Tan v. Municipality of Pagbilao

G.R. No. L-14264 · 1963-04-30 · J. PAREDES, J.: · Primary: Taxation; Secondary: Local Government
REITERATION

Facts

The Antecedents: The Municipality of Pagbilao owned and operated a wharf. In 1956, the municipal council enacted Ordinance No. 11, imposing charges on goods landed or loaded from this wharf and an adjacent shoreline. Plaintiffs, fishermen and merchants from Padre Burgos, Quezon, used this wharf to transport their goods to Lucena. They were required to pay the fees imposed by the ordinance, which they did under protest, alleging the ordinance was ultra vires and the fees constituted import or export taxes disguised as wharfage or rental fees. Procedural History: The plaintiffs filed an action with the Court of First Instance (CFI) of Quezon Province, seeking to declare Ordinance No. 11 null and void and to recover P1,800.00 in fees paid under protest. The defendants argued that the fees were used for the wharf's repair and maintenance and for security.

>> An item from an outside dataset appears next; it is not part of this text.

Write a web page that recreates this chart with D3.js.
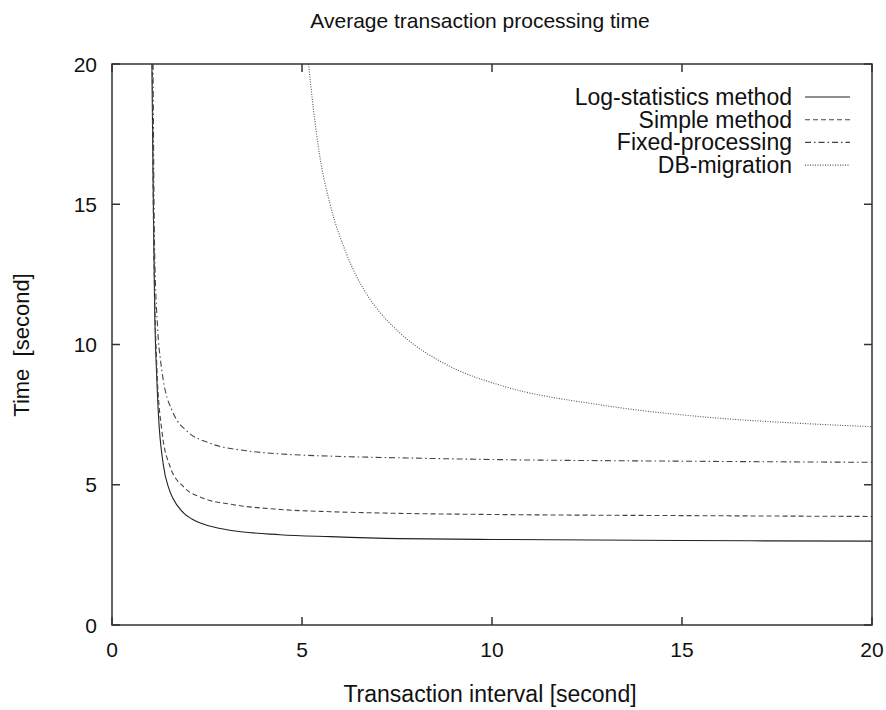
<!DOCTYPE html>
<meta charset="utf-8">
<style>
  body { margin: 0; background: #fff; }
  svg { display: block; font-family: "Liberation Sans", Arial, sans-serif; }
  .frame { fill: none; stroke: #333; stroke-width: 1.5px; }
  .tick-mark { stroke: #333; stroke-width: 1.5px; }
  .lbl { font-size: 22px; fill: #111; }
  .tlbl { font-size: 21px; fill: #111; }
</style>
<body>
<svg width="886" height="710"></svg>
<script src="https://cdn.jsdelivr.net/npm/d3@7"></script>
<script>
  // values: x = transaction interval, y = time
  var logStatsX = [1.05, 1.08, 1.12, 1.18, 1.22, 1.35, 1.5, 1.61, 1.88, 2.1, 2.4, 3.1, 4.42, 5.74, 7.58, 10, 15, 20];
  var logStatsY = [20, 16, 11.5, 8.75, 7.55, 5.72, 4.85, 4.5, 4.0, 3.78, 3.6, 3.38, 3.22, 3.15, 3.08, 3.05, 3.01, 2.99];

  var simpleX = [1.06, 1.09, 1.12, 1.18, 1.31, 1.53, 1.88, 2.4, 3.1, 4.42, 5.74, 7.58, 10, 15, 20];
  var simpleY = [20, 14.5, 11.9, 9.2, 6.95, 5.64, 4.93, 4.52, 4.31, 4.12, 4.04, 3.98, 3.94, 3.9, 3.87];

  var fixedX = [1.08, 1.12, 1.2, 1.28, 1.35, 1.61, 1.96, 2.58, 3.54, 4.42, 5.74, 7.58, 10, 15, 20];
  var fixedY = [20, 13.5, 10.6, 9.4, 8.73, 7.56, 6.93, 6.48, 6.21, 6.1, 6.02, 5.96, 5.9, 5.84, 5.8];

  var dbMigX = [5.17, 5.3, 5.47, 5.74, 6.18, 6.7, 7.05, 7.58, 8.89, 10.21, 12.84, 15.47, 18.1, 20];
  var dbMigY = [20, 18.4, 16.7, 15.0, 13.2, 11.8, 11.15, 10.41, 9.22, 8.55, 7.85, 7.43, 7.19, 7.07];

  var seriesNames = ["Log-statistics method", "Simple method", "Fixed-processing", "DB-migration"];
  var xTicks = [0, 5, 10, 15, 20];
  var yTicks = [0, 5, 10, 15, 20];

  var svg = d3.select("svg"),
    pLeft = 112, pRight = 872, pTop = 64, pBottom = 625;

  var x = d3.scaleLinear().domain([0, 20]).range([pLeft, pRight]);
  var y = d3.scaleLinear().domain([0, 20]).range([pBottom, pTop]);

  var series = [
    { name: seriesNames[0], xs: logStatsX, ys: logStatsY, color: "#222", dash: null },
    { name: seriesNames[1], xs: simpleX, ys: simpleY, color: "#444", dash: "5,3" },
    { name: seriesNames[2], xs: fixedX, ys: fixedY, color: "#444", dash: "6,3,1.5,3" },
    { name: seriesNames[3], xs: dbMigX, ys: dbMigY, color: "#555", dash: "1,1.5" }
  ];

  svg.append("clipPath").attr("id", "clip")
    .append("rect").attr("x", pLeft).attr("y", pTop)
    .attr("width", pRight - pLeft).attr("height", pBottom - pTop);

  var line = d3.line()
    .x(function(d) { return x(d[0]); })
    .y(function(d) { return y(d[1]); })
    .curve(d3.curveMonotoneX);

  svg.append("g").attr("clip-path", "url(#clip)")
    .selectAll("path")
    .data(series)
    .enter().append("path")
    .attr("d", function(s) { return line(d3.zip(s.xs, s.ys)); })
    .attr("fill", "none")
    .attr("stroke", function(s) { return s.color; })
    .attr("stroke-width", 1.1)
    .attr("stroke-dasharray", function(s) { return s.dash; });

  // gnuplot style ticks: inward, mirrored
  var tl = 8;
  var ticks = svg.append("g");
  xTicks.forEach(function(t) {
    ticks.append("line").attr("class", "tick-mark")
      .attr("x1", x(t)).attr("x2", x(t)).attr("y1", pBottom).attr("y2", pBottom - tl);
    ticks.append("line").attr("class", "tick-mark")
      .attr("x1", x(t)).attr("x2", x(t)).attr("y1", pTop).attr("y2", pTop + tl);
    ticks.append("text").attr("class", "tlbl")
      .attr("x", x(t)).attr("y", 657)
      .attr("text-anchor", "middle").text(t);
  });
  yTicks.forEach(function(t) {
    ticks.append("line").attr("class", "tick-mark")
      .attr("x1", pLeft).attr("x2", pLeft + tl).attr("y1", y(t)).attr("y2", y(t));
    ticks.append("line").attr("class", "tick-mark")
      .attr("x1", pRight).attr("x2", pRight - tl).attr("y1", y(t)).attr("y2", y(t));
    ticks.append("text").attr("class", "tlbl")
      .attr("x", 97).attr("y", y(t) + 7.5)
      .attr("text-anchor", "end").text(t);
  });

  svg.append("rect").attr("class", "frame")
    .attr("x", pLeft).attr("y", pTop)
    .attr("width", pRight - pLeft).attr("height", pBottom - pTop);

  // legend
  var leg = svg.append("g").selectAll("g")
    .data(series)
    .enter().append("g")
    .attr("transform", function(d, i) { return "translate(0," + (97 + i * 22.7) + ")"; });
  leg.append("text").attr("class", "lbl")
    .attr("x", 792).attr("y", 8)
    .attr("text-anchor", "end")
    .style("font-size", "23px")
    .text(function(d) { return d.name; });
  leg.append("line")
    .attr("x1", 805).attr("x2", 850)
    .attr("stroke", function(d) { return d.color; })
    .attr("stroke-width", 1.1)
    .attr("stroke-dasharray", function(d) { return d.dash; });

  svg.append("text").attr("class", "lbl")
    .attr("x", 480).attr("y", 28)
    .attr("text-anchor", "middle")
    .style("font-size", "21px")
    .text("Average transaction processing time");

  svg.append("text").attr("class", "lbl")
    .attr("x", 490).attr("y", 702)
    .attr("text-anchor", "middle")
    .style("font-size", "23px")
    .text("Transaction interval [second]");

  svg.append("text").attr("class", "lbl")
    .attr("transform", "translate(29,345) rotate(-90)")
    .attr("text-anchor", "middle")
    .style("white-space", "pre")
    .text("Time  [second]");
</script>
</body>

The CFI rendered judgment declaring Ordinance No. 11 null and void, ordering the municipality to refund P774.25 to plaintiff Raymundo B. Tan with legal interest, and dismissing the defendants' counterclaim. The defendants appealed this decision to the Supreme Court. The Petition: The defendants-appellants urged the Supreme Court to reverse the lower court's decision, primarily arguing that the municipality had the authority to enact the ordinance and collect the fees under various provisions of the Administrative Code and Executive Order No. 255. They contended that the fees were legitimate wharfage rentals for the use of municipal property and not prohibited import or export taxes. Conversely, the appellees maintained that the municipality lacked the authority to pass such an ordinance, citing provisions that prohibit municipalities from imposing taxes on goods carried into or out of the municipality, especially when disguised as wharfage fees, and referencing Commonwealth Act No. 472, which explicitly forbids municipalities from collecting customs duties, wharfage, and other similar fees.

Issue(s)

Whether the defendant municipality could validly enact Ordinance No. 11, series of 1956, and collect the charges therein. Whether plaintiff Tan is entitled to a refund of the fees paid to the defendant municipality.

Ruling

The Supreme Court affirmed the decision of the Court of First Instance, declaring Ordinance No. 11, series of 1956, of the Municipality of Pagbilao, Quezon, null and void for being ultra vires. The Court ordered the Municipality to refund the fees collected from the plaintiffs.

Ratio Decidendi

On the validity of the ordinance and collection of fees: The Court held that the defendant municipality could not validly enact Ordinance No. 11, series of 1956, and collect the charges therein. The Court found the ordinance to be ultra vires and void. While municipalities are granted powers to regulate wharves under Sections 2242(e) and 2318 of the Revised Administrative Code, and Executive Order No. 255 allows collection of berthing fees for port maintenance, these powers are circumscribed by other provisions. Specifically, Section 2287 of the Revised Administrative Code prohibits municipalities from imposing taxes on goods carried into or out of the municipality, and any attempt to impose such an import or export tax in the guise of wharfage or other charges is void. Furthermore, Section 3(t) of Commonwealth Act No. 472 expressly prohibits municipal councils from imposing customs duties, registration, wharfage, tonnage, and other kinds of customs fees. The ordinance in question was characterized as a specific tax, imposing a fixed sum based on classification, which municipalities are not empowered to levy. The Court also noted that the fees collected, despite being labeled as rental, were in essence wharfage fees, which are beyond the municipality's power to impose under Commonwealth Act No. 472. The Court also gave weight to the opinions of the Secretaries of Justice stating that municipal ordinances levying wharfage or berthing fees are illegal and void in view of Section 3(t) of Commonwealth Act No. 472. The Court observed that the municipality's previous attempt to impose similar fees through Ordinance No. 9 was also declared void, and Ordinance No. 11 appeared to be a continuation of the same objective to impose a specific tax on goods and merchandise. On the entitlement to a refund: The Court ruled that plaintiff Tan is entitled to a refund of the fees paid. The payments were made under protest, and more importantly, they were collected under an invalid ordinance. The Supreme Court has consistently held that monies collected under invalid acts or tax laws are refundable, even if the payments were voluntary. Therefore, the municipality was ordered to refund the amount collected from the plaintiff.

Main Doctrine

A municipal ordinance imposing wharfage fees that partake of the nature of import or export taxes, or are otherwise beyond the municipality's taxing power, is ultra vires and void. Monies collected under such invalid ordinance are refundable.